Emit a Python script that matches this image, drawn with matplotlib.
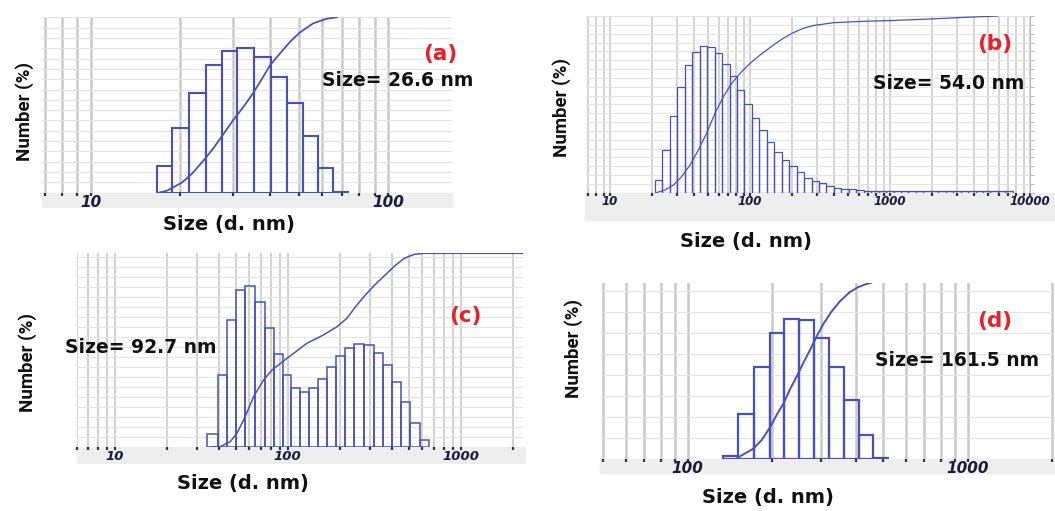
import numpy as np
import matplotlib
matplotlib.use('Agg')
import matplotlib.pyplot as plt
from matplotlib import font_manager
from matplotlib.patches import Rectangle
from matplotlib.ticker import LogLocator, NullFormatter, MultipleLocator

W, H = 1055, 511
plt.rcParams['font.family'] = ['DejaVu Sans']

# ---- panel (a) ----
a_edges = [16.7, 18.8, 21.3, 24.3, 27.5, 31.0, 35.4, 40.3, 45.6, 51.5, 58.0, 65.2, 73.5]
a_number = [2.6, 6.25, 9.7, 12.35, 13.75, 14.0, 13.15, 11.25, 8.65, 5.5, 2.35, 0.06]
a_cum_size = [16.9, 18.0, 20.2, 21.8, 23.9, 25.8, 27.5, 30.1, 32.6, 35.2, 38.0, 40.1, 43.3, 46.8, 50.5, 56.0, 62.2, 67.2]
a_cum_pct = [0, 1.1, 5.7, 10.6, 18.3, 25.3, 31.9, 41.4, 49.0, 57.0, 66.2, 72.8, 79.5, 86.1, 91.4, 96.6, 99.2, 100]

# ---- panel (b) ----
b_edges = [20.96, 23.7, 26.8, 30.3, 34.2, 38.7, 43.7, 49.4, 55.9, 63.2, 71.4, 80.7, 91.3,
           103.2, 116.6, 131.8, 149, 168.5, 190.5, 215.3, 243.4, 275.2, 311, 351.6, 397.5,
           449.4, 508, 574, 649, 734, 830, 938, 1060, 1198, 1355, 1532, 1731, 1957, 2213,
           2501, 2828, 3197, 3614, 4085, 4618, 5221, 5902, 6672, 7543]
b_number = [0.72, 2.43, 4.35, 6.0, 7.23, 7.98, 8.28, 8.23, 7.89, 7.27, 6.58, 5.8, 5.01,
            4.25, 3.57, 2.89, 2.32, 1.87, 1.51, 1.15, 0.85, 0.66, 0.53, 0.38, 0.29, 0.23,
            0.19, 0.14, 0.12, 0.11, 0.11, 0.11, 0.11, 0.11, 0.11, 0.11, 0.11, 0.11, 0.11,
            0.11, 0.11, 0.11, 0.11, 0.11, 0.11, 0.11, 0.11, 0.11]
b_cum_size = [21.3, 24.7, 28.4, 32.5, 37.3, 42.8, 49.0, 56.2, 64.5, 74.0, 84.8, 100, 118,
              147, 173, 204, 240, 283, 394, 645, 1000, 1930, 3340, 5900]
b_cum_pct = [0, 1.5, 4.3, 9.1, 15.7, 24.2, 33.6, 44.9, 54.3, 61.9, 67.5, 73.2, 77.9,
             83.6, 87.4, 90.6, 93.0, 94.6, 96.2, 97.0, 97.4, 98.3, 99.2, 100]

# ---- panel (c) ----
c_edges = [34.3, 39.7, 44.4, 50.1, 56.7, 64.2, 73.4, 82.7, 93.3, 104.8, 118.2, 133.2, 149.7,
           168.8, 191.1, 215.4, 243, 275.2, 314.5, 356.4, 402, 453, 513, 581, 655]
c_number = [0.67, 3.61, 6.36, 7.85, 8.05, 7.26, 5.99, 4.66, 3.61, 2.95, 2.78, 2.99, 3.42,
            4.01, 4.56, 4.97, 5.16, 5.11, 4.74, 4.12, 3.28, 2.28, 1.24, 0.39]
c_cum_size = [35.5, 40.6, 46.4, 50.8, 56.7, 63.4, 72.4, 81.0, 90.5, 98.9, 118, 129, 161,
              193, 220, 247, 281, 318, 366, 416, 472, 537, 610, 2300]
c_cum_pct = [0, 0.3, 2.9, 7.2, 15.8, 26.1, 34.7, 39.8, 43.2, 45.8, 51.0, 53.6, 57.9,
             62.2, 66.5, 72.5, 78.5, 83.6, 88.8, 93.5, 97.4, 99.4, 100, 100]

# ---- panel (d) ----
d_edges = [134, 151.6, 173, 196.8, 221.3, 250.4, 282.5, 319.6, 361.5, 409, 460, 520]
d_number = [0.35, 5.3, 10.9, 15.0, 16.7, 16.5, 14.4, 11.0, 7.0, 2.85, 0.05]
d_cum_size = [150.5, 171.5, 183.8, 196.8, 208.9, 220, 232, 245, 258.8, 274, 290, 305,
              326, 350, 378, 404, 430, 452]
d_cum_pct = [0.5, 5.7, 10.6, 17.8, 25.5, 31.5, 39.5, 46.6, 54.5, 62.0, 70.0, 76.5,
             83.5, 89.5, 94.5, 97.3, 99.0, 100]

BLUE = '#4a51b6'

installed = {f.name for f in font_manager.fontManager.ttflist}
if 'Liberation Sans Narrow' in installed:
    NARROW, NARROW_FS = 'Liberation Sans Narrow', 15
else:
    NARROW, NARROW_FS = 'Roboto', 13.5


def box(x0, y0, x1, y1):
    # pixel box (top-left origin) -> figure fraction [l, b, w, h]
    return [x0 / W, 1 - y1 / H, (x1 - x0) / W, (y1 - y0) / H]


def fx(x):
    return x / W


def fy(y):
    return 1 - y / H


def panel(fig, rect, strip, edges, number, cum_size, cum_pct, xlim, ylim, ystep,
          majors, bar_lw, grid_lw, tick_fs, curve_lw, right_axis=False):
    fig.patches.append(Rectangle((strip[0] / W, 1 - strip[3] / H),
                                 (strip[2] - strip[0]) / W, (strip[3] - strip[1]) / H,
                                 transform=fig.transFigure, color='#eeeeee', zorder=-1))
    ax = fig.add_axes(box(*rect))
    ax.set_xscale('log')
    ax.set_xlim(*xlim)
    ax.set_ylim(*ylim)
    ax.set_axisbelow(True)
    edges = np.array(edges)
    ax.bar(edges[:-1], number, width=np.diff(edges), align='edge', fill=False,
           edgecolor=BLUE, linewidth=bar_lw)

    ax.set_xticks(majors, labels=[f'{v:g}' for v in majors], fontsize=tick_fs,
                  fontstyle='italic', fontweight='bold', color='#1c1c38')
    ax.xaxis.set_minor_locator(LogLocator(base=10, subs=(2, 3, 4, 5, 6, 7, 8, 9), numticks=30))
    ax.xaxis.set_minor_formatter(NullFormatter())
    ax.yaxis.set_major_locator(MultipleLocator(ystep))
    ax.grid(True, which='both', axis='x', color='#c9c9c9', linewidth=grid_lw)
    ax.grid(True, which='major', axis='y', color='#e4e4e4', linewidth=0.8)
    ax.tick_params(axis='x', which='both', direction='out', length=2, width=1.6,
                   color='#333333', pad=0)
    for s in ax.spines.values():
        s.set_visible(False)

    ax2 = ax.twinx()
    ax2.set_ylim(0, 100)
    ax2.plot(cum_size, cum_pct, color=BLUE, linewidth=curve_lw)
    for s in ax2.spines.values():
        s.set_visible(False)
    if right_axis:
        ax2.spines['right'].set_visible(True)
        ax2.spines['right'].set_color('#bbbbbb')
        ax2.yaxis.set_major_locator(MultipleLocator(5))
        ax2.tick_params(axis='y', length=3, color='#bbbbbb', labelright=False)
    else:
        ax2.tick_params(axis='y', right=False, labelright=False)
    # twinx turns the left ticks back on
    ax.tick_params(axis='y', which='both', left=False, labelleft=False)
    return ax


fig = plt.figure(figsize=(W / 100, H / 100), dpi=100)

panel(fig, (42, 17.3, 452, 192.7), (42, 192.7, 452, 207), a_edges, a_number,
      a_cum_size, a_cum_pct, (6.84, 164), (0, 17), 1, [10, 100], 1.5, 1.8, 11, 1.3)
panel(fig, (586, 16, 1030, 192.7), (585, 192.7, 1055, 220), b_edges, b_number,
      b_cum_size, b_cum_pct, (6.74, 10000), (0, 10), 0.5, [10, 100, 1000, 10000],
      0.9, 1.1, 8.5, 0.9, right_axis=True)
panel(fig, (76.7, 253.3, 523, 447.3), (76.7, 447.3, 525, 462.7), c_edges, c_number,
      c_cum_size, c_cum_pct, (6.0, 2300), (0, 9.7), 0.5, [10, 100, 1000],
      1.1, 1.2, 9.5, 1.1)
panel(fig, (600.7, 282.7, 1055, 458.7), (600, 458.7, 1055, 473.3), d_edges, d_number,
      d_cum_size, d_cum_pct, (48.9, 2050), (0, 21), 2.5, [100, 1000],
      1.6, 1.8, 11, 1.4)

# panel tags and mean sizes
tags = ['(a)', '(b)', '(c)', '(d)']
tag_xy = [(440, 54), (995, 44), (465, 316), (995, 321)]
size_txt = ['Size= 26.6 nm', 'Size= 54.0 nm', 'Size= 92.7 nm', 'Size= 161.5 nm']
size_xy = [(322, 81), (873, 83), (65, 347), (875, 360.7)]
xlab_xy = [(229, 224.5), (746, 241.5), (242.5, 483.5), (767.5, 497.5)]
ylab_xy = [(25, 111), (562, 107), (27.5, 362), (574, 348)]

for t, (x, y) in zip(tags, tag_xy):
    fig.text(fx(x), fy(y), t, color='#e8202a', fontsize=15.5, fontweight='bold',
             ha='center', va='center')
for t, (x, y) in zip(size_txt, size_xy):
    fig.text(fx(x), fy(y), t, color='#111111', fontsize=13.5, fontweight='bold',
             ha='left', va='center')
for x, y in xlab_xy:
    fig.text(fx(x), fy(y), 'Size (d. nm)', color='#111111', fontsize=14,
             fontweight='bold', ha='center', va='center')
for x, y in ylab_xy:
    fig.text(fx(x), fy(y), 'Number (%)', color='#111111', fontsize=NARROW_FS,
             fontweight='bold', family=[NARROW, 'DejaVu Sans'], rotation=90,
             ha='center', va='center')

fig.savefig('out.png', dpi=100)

· · · · · · ·

## [Short task]
Omit the pictures, then repeat exactly each line from the beginning of the listing through the line with "plt.rcParams['font.family'] = ['DejaVu Sans']".

## [Exercise solution]
Emit a Python script that matches this image, drawn with matplotlib.
import numpy as np
import matplotlib
matplotlib.use('Agg')
import matplotlib.pyplot as plt
from matplotlib import font_manager
from matplotlib.patches import Rectangle
from matplotlib.ticker import LogLocator, NullFormatter, MultipleLocator

W, H = 1055, 511
plt.rcParams['font.family'] = ['DejaVu Sans']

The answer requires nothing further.